In Beverly Shores, Indiana, however,
there are approximately 300 deer in three square miles.
"It's a disaster ecologically," says resident
Phil Dickerman, who has helped to launch a citizen's
committee for responsible deer management the
Environmental Restoration Group in town.
The town board had approved some
culls, but the numbers of deer killed were so small
that they basically equaled the birth rate, not enough
to prevent the devastating impact to the area. "The
bird population is way down, by some reckoning by about
70 percent," Dickerman says, "because there's
no undercover left to protect them and the erosion is
serious. The only thing that grows is garlic mustard
and quite a few people have put up fences with netting
to keep the deer out."
Four members of resident Jim Klora's
family alone have been in accidents involving deer.

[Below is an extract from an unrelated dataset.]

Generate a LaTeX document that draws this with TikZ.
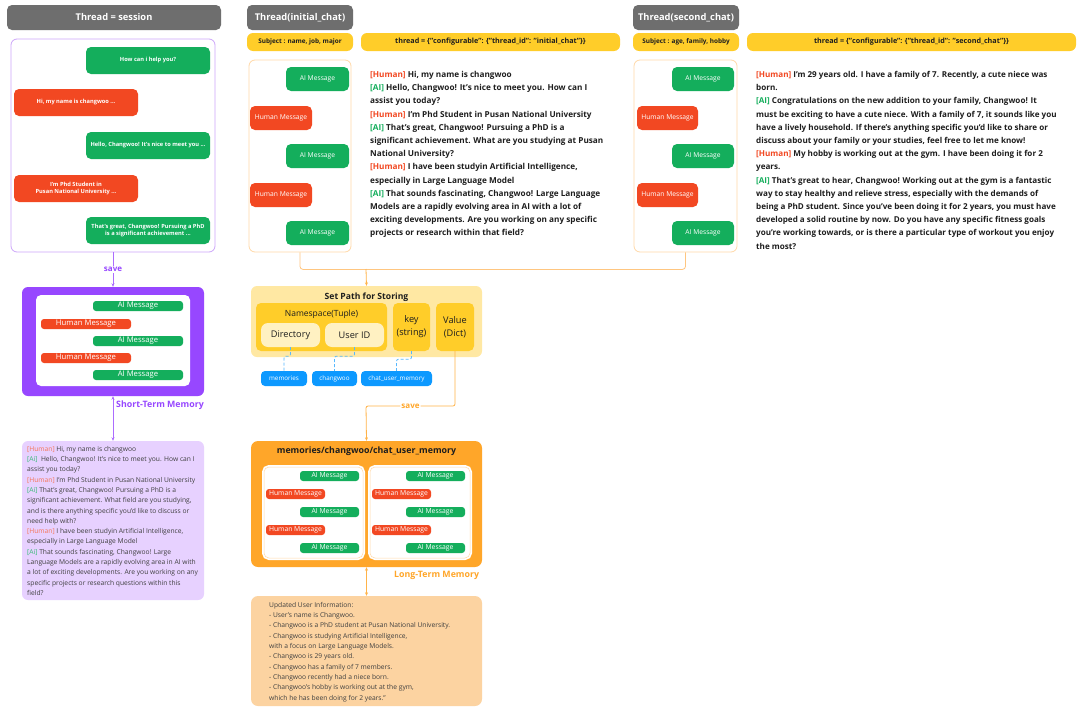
\documentclass[tikz,border=0pt]{standalone}
\usepackage{fontspec}
\setmainfont{Open Sans}
\usetikzlibrary{arrows.meta}

\definecolor{fgray}{HTML}{6E6E6E}
\definecolor{fgreen}{HTML}{14AE5C}
\definecolor{fred}{HTML}{F24822}
\definecolor{fpurple}{HTML}{9747FF}
\definecolor{flilac}{HTML}{E4CCFF}
\definecolor{fpurpline}{HTML}{CDA6FA}
\definecolor{fyellow}{HTML}{FFCD29}
\definecolor{flightyellow}{HTML}{FFE8A3}
\definecolor{fcream}{HTML}{FFF1C2}
\definecolor{forange}{HTML}{FFA629}
\definecolor{fpeach}{HTML}{FCD3A1}
\definecolor{forline}{HTML}{FFD9A8}
\definecolor{fconn}{HTML}{FFC680}
\definecolor{fblue}{HTML}{0D99FF}
\definecolor{ftext}{HTML}{1E1E1E}

\newcommand\tagH{\textcolor{fred}{[Human]}}
\newcommand\tagA{\textcolor{fgreen}{[AI]}}
\newcommand\tagHl{\textcolor{fred!75}{[Human]}}
\newcommand\tagAl{\textcolor{fgreen!85}{[Ai]}}

\tikzset{
  sz/.style 2 args={minimum width=#1pt, minimum height=#2pt},
  hdr/.style={fill=fgray, rounded corners=5pt, text=white, inner sep=0,
    font=\fontsize{9.3}{11}\selectfont\bfseries},
  subj/.style={fill=fyellow, rounded corners=6pt, text=ftext, inner sep=0,
    font=\fontsize{6.4}{7}\selectfont\bfseries},
  bub/.style={rounded corners=5pt, text=white, inner sep=0, align=center,
    font=\fontsize{5.7}{7.6}\selectfont\bfseries},
  cbub/.style={rounded corners=5pt, text=white, inner sep=0,
    font=\fontsize{6.7}{8}\selectfont},
  pill/.style={rounded corners=3pt, text=white, inner sep=0,
    font=\fontsize{7.7}{8}\selectfont},
  spill/.style={pill, font=\fontsize{6.8}{8}\selectfont},
  bpill/.style={fill=fblue, rounded corners=4pt, text=white, inner sep=0,
    font=\fontsize{6.3}{7}\selectfont},
  chatbox/.style={draw=forline, line width=0.8pt, rounded corners=6pt},
  chattext/.style={anchor=north west, inner sep=0, align=left, text=ftext,
    font=\fontsize{8.2}{13.2}\selectfont\bfseries},
  smalltext/.style={anchor=north west, inner sep=0, align=left, text=ftext!85,
    font=\fontsize{6.7}{10.3}\selectfont},
  panel/.style={fill=white, draw=forline, line width=0.5pt, rounded corners=5pt,
    preaction={draw=white, line width=4pt}},
  oline/.style={draw=fconn, line width=0.8pt, rounded corners=3pt},
  bdash/.style={draw=fblue!70, line width=0.8pt, dash pattern=on 3pt off 2pt,
    rounded corners=2pt},
  tip/.style={-{Stealth[length=3.5pt,width=3pt]}},
  dtip/.style={{Stealth[length=3.5pt,width=3pt]}-{Stealth[length=3.5pt,width=3pt]}},
  lbl/.style={inner sep=1pt, font=\fontsize{8}{9}\selectfont\bfseries},
  plain/.style={inner sep=0, text=ftext, font=\fontsize{9.2}{13}\selectfont},
}

\begin{document}
\begin{tikzpicture}[x=1pt,y=-1pt]
\useasboundingbox (0,0) rectangle (1092,720);
\fill[white] (0,0) rectangle (1092,720);

% ---------------- session column ----------------
\node[hdr, sz={214}{25}] (hs) at (114,17.5) {Thread = session};
\node[draw=fpurpline, line width=0.8pt, rounded corners=6pt, sz={204}{213}] (sess) at (113,145.5) {};
\node[bub, fill=fgreen, sz={124}{27}] (s1) at (148,60.5) {How can i help you?};
\node[bub, fill=fred, sz={124}{27}] (s2) at (76,102.5) {Hi, my name is changwoo ...};
\node[bub, fill=fgreen, sz={124}{27}] (s3) at (148,145.5) {Hello, Changwoo! It's nice to meet you ...};
\node[bub, fill=fred, sz={124}{27}] (s4) at (76,188.5) {I'm Phd Student in\\Pusan National University ...};
\node[bub, fill=fgreen, sz={124}{27}] (s5) at (148,230.5) {That's great, Changwoo! Pursuing a PhD\\is a significant achievement ...};

% short-term memory
\node[fill=fpurple, rounded corners=6pt, sz={182}{109}] (stm) at (113,341.5) {};
\node[fill=white, rounded corners=5pt, sz={154}{91}] (stmin) at (113,340.5) {};
\node[pill, fill=fgreen, sz={90}{10}] (p1) at (138,306) {AI Message};
\node[pill, fill=fred, sz={90}{10}] (p2) at (86,324) {Human Message};
\node[pill, fill=fgreen, sz={90}{10}] (p3) at (138,341) {AI Message};
\node[pill, fill=fred, sz={90}{10}] (p4) at (86,358) {Human Message};
\node[pill, fill=fgreen, sz={90}{10}] (p5) at (138,375) {AI Message};

\draw[draw=fpurple!80, line width=0.8pt, tip] (sess.south) -- node[lbl, fill=white, text=fpurple] (sv1) {save} (stm.north);

\node[fill=flilac!90, rounded corners=6pt, sz={182}{159}] (stmbox) at (113,520.5) {};
\draw[draw=fpurple!80, line width=0.8pt, dtip] (stm.south) -- (stmbox.north);
\node[lbl, anchor=west, text=fpurple, font=\fontsize{8.8}{9}\selectfont\bfseries] (stml) at (115,405) {Short-Term Memory};

\node[smalltext] (stmt) at (27,446) {\tagHl{} Hi, my name is changwoo\\
\tagAl{}\ \ Hello, Changwoo! It's nice to meet you. How can I\\
assist you today?\\
\tagHl{} I'm Phd Student in Pusan National University\\
\tagAl{} That's great, Changwoo! Pursuing a PhD is a\\
significant achievement. What field are you studying,\\
and is there anything specific you'd like to discuss or\\
need help with?\\
\tagHl{} I have been studyin Artificial Intelligence,\\
especially in Large Language Model\\
\tagAl{} That sounds fascinating, Changwoo! Large\\
Language Models are a rapidly evolving area in AI with\\
a lot of exciting developments. Are you working on any\\
specific projects or research questions within this\\
field?};

% ---------------- initial_chat thread ----------------
\node[hdr, sz={106}{25}] (hm) at (300,17.5) {Thread(initial\_chat)};
\node[subj, sz={106}{18}] (sm) at (300,42) {Subject : name, job, major};
\node[subj, sz={259}{18}, font=\fontsize{7.2}{8}\selectfont\bfseries] (tm) at (490.5,42) {thread = \{"configurable": \{"thread\_id": "initial\_chat"\}\}};
\node[chatbox, sz={102}{192}] (cm) at (300,156) {};
\node[cbub, fill=fgreen, sz={63}{24}] (m1) at (317.5,79) {AI Message};
\node[cbub, fill=fred, sz={62}{24}] (m2) at (281,118) {Human Message};
\node[cbub, fill=fgreen, sz={63}{24}] (m3) at (317.5,156) {AI Message};
\node[cbub, fill=fred, sz={62}{24}] (m4) at (281,195) {Human Message};
\node[cbub, fill=fgreen, sz={63}{24}] (m5) at (317.5,233) {AI Message};

\node[chattext] (mt) at (370,71) {\tagH{} Hi, my name is changwoo\\
\tagA{} Hello, Changwoo! It's nice to meet you. How can I\\
assist you today?\\
\tagH{} I'm Phd Student in Pusan National University\\
\tagA{} That's great, Changwoo! Pursuing a PhD is a\\
significant achievement. What are you studying at Pusan\\
National University?\\
\tagH{} I have been studyin Artificial Intelligence,\\
especially in Large Language Model\\
\tagA{} That sounds fascinating, Changwoo! Large Language\\
Models are a rapidly evolving area in AI with a lot of\\
exciting developments. Are you working on any specific\\
projects or research within that field?};

% ---------------- second_chat thread ----------------
\node[hdr, sz={106}{25}] (hr) at (686,17.5) {Thread(second\_chat)};
\node[subj, sz={106}{18}] (sr) at (686,42) {Subject : age, family, hobby};
\node[subj, sz={329}{18}, font=\fontsize{7.2}{8}\selectfont\bfseries] (tr) at (911.5,42) {thread = \{"configurable": \{"thread\_id": "second\_chat"\}\}};
\node[chatbox, sz={103}{192}] (cr) at (685.5,156) {};
\node[cbub, fill=fgreen, sz={62}{24}] (r1) at (703,79) {AI Message};
\node[cbub, fill=fred, sz={61}{24}] (r2) at (667.5,118) {Human Message};
\node[cbub, fill=fgreen, sz={62}{24}] (r3) at (703,156) {AI Message};
\node[cbub, fill=fred, sz={61}{24}] (r4) at (667.5,195) {Human Message};
\node[cbub, fill=fgreen, sz={62}{24}] (r5) at (703,233) {AI Message};

\node[chattext, font=\fontsize{8.1}{13.2}\selectfont\bfseries] (rt) at (756,71) {\tagH{} I'm 29 years old. I have a family of 7. Recently, a cute niece was\\
born.\\
\tagA{} Congratulations on the new addition to your family, Changwoo! It\\
must be exciting to have a cute niece. With a family of 7, it sounds like you\\
have a lively household. If there's anything specific you'd like to share or\\
discuss about your family or your studies, feel free to let me know!\\
\tagH{} My hobby is working out at the gym. I have been doing it for 2\\
years.\\
\tagA{} That's great to hear, Changwoo! Working out at the gym is a fantastic\\
way to stay healthy and relieve stress, especially with the demands of\\
being a PhD student. Since you've been doing it for 2 years, you must have\\
developed a solid routine by now. Do you have any specific fitness goals\\
you're working towards, or is there a particular type of workout you enjoy\\
the most?};

% ---------------- storing path ----------------
\node[fill=flightyellow, rounded corners=6pt, sz={231}{71}] (sp) at (366.5,321.5) {};
\node[lbl, font=\fontsize{8.6}{9}\selectfont\bfseries, text=ftext] (spt) at (366.5,297) {Set Path for Storing};
\node[fill=fyellow, rounded corners=5pt, sz={131}{48}] (ns) at (321.5,327) {};
\node[plain, font=\fontsize{8.5}{9}\selectfont] (nst) at (321.5,314) {Namespace(Tuple)};
\node[plain, fill=fcream, rounded corners=7pt, sz={59}{24}] (dir) at (290.5,335) {Directory};
\node[plain, fill=fcream, rounded corners=7pt, sz={59}{24}] (uid) at (354.5,335) {User ID};
\node[plain, fill=fyellow, rounded corners=5pt, sz={37}{48}, align=center] (key) at (411.5,327) {key\\(string)};
\node[plain, fill=fyellow, rounded corners=5pt, sz={38}{48}, align=center] (val) at (455,327) {Value\\(Dict)};

\node[bpill, sz={46}{15}] (mem) at (284,378.5) {memories};
\node[bpill, sz={45}{15}] (chw) at (334.5,378.5) {changwoo};
\node[bpill, sz={71}{15}] (cum) at (396.5,378.5) {chat\_user\_memory};
\draw[bdash] (dir.south) -- ++(0,9) -| (mem.north);
\draw[bdash] (uid.south) -- ++(0,9) -| (chw.north);
\draw[bdash] (key.south) -- ++(0,8) -| (cum.north);

% threads feeding the storing path
\draw[oline] (cm.south) -- ++(0,17) -| (cr.south);
\coordinate (jn) at (366,269);
\draw[draw=forange!85, line width=0.8pt, tip] (jn) -- (sp.north);

% ---------------- long-term memory ----------------
\node[fill=forange, rounded corners=7pt, sz={231}{126}] (ltm) at (366.5,504) {};
\node[inner sep=0, text=ftext, font=\fontsize{8.8}{10}\selectfont\bfseries] (ltmt) at (366.5,451) {memories/changwoo/chat\_user\_memory};
\node[panel, sz={99}{91}] (pl) at (313.5,512.5) {};
\node[panel, sz={100}{91}] (pr) at (420,512.5) {};

\node[spill, fill=fgreen, sz={59}{10}] (l1) at (329.5,476) {AI Message};
\node[spill, fill=fred, sz={59}{10}] (l2) at (295.5,494) {Human Message};
\node[spill, fill=fgreen, sz={59}{10}] (l3) at (329.5,512) {AI Message};
\node[spill, fill=fred, sz={59}{10}] (l4) at (295.5,530) {Human Message};
\node[spill, fill=fgreen, sz={59}{10}] (l5) at (329.5,548) {AI Message};
\node[spill, fill=fgreen, sz={59}{10}] (q1) at (435.5,476) {AI Message};
\node[spill, fill=fred, sz={59}{10}] (q2) at (401.5,494) {Human Message};
\node[spill, fill=fgreen, sz={59}{10}] (q3) at (435.5,512) {AI Message};
\node[spill, fill=fred, sz={59}{10}] (q4) at (401.5,530) {Human Message};
\node[spill, fill=fgreen, sz={59}{10}] (q5) at (435.5,548) {AI Message};

\coordinate (svc) at (366,406);
\draw[draw=forange!85, line width=0.8pt, rounded corners=2pt, tip] (val.south) |- node[pos=0.75, lbl, fill=white, text=forange] (sv2) {save} (svc) -- (ltm.north);

\node[fill=fpeach, rounded corners=7pt, sz={231}{110}] (upd) at (366.5,651) {};
\draw[draw=forange!85, line width=0.8pt, dtip] (ltm.south) -- (upd.north);
\node[lbl, anchor=west, text=forange, font=\fontsize{8.8}{9}\selectfont\bfseries] (ltml) at (393,575) {Long-Term Memory};

\node[smalltext] (updt) at (269,602) {Updated User Information:\\
- User's name is Changwoo.\\
- Changwoo is a PhD student at Pusan National University.\\
- Changwoo is studying Artificial Intelligence,\\
with a focus on Large Language Models.\\
- Changwoo is 29 years old.\\
- Changwoo has a family of 7 members.\\
- Changwoo recently had a niece born.\\
- Changwoo's hobby is working out at the gym,\\
which he has been doing for 2 years."};

\end{tikzpicture}
\end{document}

The town erected a sign warning people not to feed the
deer at the intersection of Broadway and Beverly, where
many people often stopped to offer food from their cars.
As LeAnn Spencer's article on our
"Deer Dilemma"
shows, to have healthy ecosystems in our region
including healthy deer we need to limit the numbers
of deer in most places. Most people see the clear reasoning
behind this conclusion. But our fractious relationship
with deer is, in many communities, not a matter of reason
at all. It's a matter of emotion: the thrill and delight
we feel when seeing these graceful animals, the fear
and discomfort we feel about our role as predators,
the confusion we feel in beginning to treat wild animals
as pets. For, make no mistake, that is what is happening.
By feeding deer (as many people do by setting out bushels
of corn or apples), by promoting birth control programs
so that deer won't reproduce (as some communities seek
to do), we are blurring the lines between wild and domesticated.
The geographer Yi-Fu Tuan notes
that pets exist for human pleasure and convenience.
Feeding deer allows us to feel benign and generous,
to delight in our proximity to these graceful wild beings.
Feeding deer provides us with entertainment and allows
us to express affection without being compelled to come
to terms with the consequences of our actions
namely, that we are not ultimately helping the deer.
Tom Heberlein, University of Wisconsin
rural sociologist, has proposed requiring the purchase
of feeding permits for all those who benefit from feeding
deer, either by observing them or using bait for hunting.
In the past two decades, he notes, "there has been
a huge growth in the number of people who feed deer
and other large animals around their homes and cabins
so they can watch the animals, or keep large populations
close to their property, or just because they get joy
from nurturing wildlife. These people benefit just as
the unsuccessful hunter gets joy from the hunt, even
though neither kill deer. But the hunter pays a license
fee, and an 11 percent tax on guns, ammo, and archery
gear, while the feeder pays nothing." And much
of the hunter's costs go back into programs to protect
the health of deer and their habitat.
A radical proposition, no doubt,
but one that compels us to reflect critically on our
relationship with deer. Let's not treat wild deer like
pets. Let's accept with utmost humility our role in
the ecosystem, manage the herds for the benefit of deer,
people, and other living things, and be thankful in
all seasons that we live among thrilling wild creatures.